STORED DATA:
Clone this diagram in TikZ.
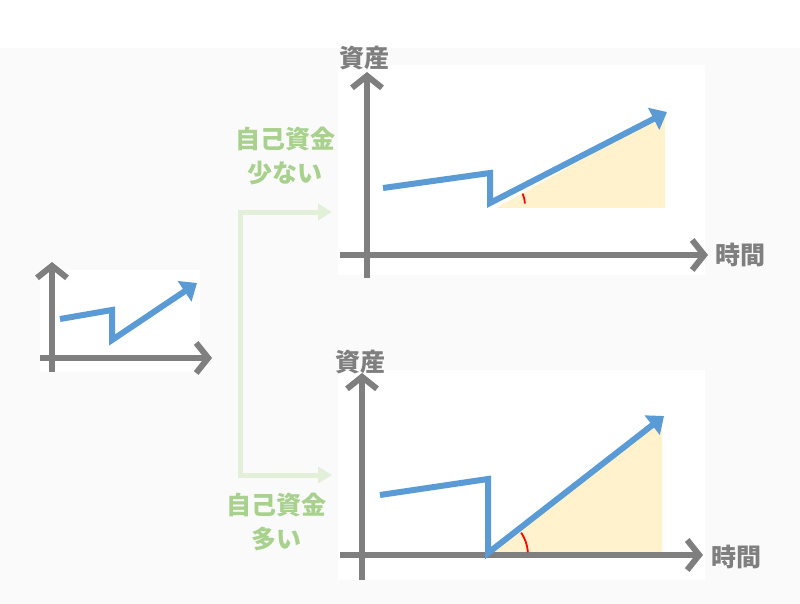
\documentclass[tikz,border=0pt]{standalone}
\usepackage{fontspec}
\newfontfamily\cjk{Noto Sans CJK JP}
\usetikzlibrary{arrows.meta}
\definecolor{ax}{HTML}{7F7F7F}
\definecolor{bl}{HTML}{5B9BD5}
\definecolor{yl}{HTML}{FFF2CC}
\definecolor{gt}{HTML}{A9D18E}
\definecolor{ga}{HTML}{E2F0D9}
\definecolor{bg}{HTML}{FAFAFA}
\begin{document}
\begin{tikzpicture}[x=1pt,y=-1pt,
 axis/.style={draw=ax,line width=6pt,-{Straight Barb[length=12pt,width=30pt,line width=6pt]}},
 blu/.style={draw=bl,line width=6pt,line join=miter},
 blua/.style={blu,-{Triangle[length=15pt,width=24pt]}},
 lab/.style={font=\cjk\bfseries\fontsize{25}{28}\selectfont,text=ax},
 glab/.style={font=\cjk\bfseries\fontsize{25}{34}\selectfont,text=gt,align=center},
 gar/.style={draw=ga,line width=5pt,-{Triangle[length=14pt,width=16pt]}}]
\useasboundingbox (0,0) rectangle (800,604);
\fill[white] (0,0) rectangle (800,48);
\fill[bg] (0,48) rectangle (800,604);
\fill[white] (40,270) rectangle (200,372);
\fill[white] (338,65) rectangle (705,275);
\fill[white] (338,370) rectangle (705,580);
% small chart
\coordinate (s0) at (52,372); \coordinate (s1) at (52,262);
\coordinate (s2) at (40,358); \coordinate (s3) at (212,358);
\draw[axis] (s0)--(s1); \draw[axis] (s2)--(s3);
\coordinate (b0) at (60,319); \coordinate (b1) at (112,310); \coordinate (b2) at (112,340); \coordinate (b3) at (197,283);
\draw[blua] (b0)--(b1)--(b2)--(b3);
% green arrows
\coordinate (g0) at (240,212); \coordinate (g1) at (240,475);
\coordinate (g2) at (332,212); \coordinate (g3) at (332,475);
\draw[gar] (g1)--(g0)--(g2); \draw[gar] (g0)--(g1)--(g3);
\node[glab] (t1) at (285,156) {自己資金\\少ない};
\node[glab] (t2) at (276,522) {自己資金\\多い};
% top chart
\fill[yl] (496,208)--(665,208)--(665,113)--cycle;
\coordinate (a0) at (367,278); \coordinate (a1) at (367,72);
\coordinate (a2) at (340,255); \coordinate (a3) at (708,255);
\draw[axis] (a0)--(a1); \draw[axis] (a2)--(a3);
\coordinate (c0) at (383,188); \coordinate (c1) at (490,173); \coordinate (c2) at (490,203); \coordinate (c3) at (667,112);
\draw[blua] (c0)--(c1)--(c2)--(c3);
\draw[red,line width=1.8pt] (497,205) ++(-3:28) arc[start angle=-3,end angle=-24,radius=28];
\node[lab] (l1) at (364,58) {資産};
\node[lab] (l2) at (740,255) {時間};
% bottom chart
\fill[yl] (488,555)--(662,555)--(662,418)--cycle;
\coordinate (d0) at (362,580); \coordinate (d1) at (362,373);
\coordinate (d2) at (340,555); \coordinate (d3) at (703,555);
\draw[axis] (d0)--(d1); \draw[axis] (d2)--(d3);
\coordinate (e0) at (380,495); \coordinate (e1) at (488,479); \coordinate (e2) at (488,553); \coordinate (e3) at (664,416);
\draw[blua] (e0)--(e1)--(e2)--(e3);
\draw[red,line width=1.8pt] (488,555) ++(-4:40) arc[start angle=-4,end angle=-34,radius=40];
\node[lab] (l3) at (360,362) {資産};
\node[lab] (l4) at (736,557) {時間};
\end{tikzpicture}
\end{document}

TASK INSTRUCTIONS:
Return the listing above word for word, with the pictures removed.

ANSWER IN FULL:
Clone this diagram in TikZ.
\documentclass[tikz,border=0pt]{standalone}
\usepackage{fontspec}
\newfontfamily\cjk{Noto Sans CJK JP}
\usetikzlibrary{arrows.meta}
\definecolor{ax}{HTML}{7F7F7F}
\definecolor{bl}{HTML}{5B9BD5}
\definecolor{yl}{HTML}{FFF2CC}
\definecolor{gt}{HTML}{A9D18E}
\definecolor{ga}{HTML}{E2F0D9}
\definecolor{bg}{HTML}{FAFAFA}
\begin{document}
\begin{tikzpicture}[x=1pt,y=-1pt,
 axis/.style={draw=ax,line width=6pt,-{Straight Barb[length=12pt,width=30pt,line width=6pt]}},
 blu/.style={draw=bl,line width=6pt,line join=miter},
 blua/.style={blu,-{Triangle[length=15pt,width=24pt]}},
 lab/.style={font=\cjk\bfseries\fontsize{25}{28}\selectfont,text=ax},
 glab/.style={font=\cjk\bfseries\fontsize{25}{34}\selectfont,text=gt,align=center},
 gar/.style={draw=ga,line width=5pt,-{Triangle[length=14pt,width=16pt]}}]
\useasboundingbox (0,0) rectangle (800,604);
\fill[white] (0,0) rectangle (800,48);
\fill[bg] (0,48) rectangle (800,604);
\fill[white] (40,270) rectangle (200,372);
\fill[white] (338,65) rectangle (705,275);
\fill[white] (338,370) rectangle (705,580);
% small chart
\coordinate (s0) at (52,372); \coordinate (s1) at (52,262);
\coordinate (s2) at (40,358); \coordinate (s3) at (212,358);
\draw[axis] (s0)--(s1); \draw[axis] (s2)--(s3);
\coordinate (b0) at (60,319); \coordinate (b1) at (112,310); \coordinate (b2) at (112,340); \coordinate (b3) at (197,283);
\draw[blua] (b0)--(b1)--(b2)--(b3);
% green arrows
\coordinate (g0) at (240,212); \coordinate (g1) at (240,475);
\coordinate (g2) at (332,212); \coordinate (g3) at (332,475);
\draw[gar] (g1)--(g0)--(g2); \draw[gar] (g0)--(g1)--(g3);
\node[glab] (t1) at (285,156) {自己資金\\少ない};
\node[glab] (t2) at (276,522) {自己資金\\多い};
% top chart
\fill[yl] (496,208)--(665,208)--(665,113)--cycle;
\coordinate (a0) at (367,278); \coordinate (a1) at (367,72);
\coordinate (a2) at (340,255); \coordinate (a3) at (708,255);
\draw[axis] (a0)--(a1); \draw[axis] (a2)--(a3);
\coordinate (c0) at (383,188); \coordinate (c1) at (490,173); \coordinate (c2) at (490,203); \coordinate (c3) at (667,112);
\draw[blua] (c0)--(c1)--(c2)--(c3);
\draw[red,line width=1.8pt] (497,205) ++(-3:28) arc[start angle=-3,end angle=-24,radius=28];
\node[lab] (l1) at (364,58) {資産};
\node[lab] (l2) at (740,255) {時間};
% bottom chart
\fill[yl] (488,555)--(662,555)--(662,418)--cycle;
\coordinate (d0) at (362,580); \coordinate (d1) at (362,373);
\coordinate (d2) at (340,555); \coordinate (d3) at (703,555);
\draw[axis] (d0)--(d1); \draw[axis] (d2)--(d3);
\coordinate (e0) at (380,495); \coordinate (e1) at (488,479); \coordinate (e2) at (488,553); \coordinate (e3) at (664,416);
\draw[blua] (e0)--(e1)--(e2)--(e3);
\draw[red,line width=1.8pt] (488,555) ++(-4:40) arc[start angle=-4,end angle=-34,radius=40];
\node[lab] (l3) at (360,362) {資産};
\node[lab] (l4) at (736,557) {時間};
\end{tikzpicture}
\end{document}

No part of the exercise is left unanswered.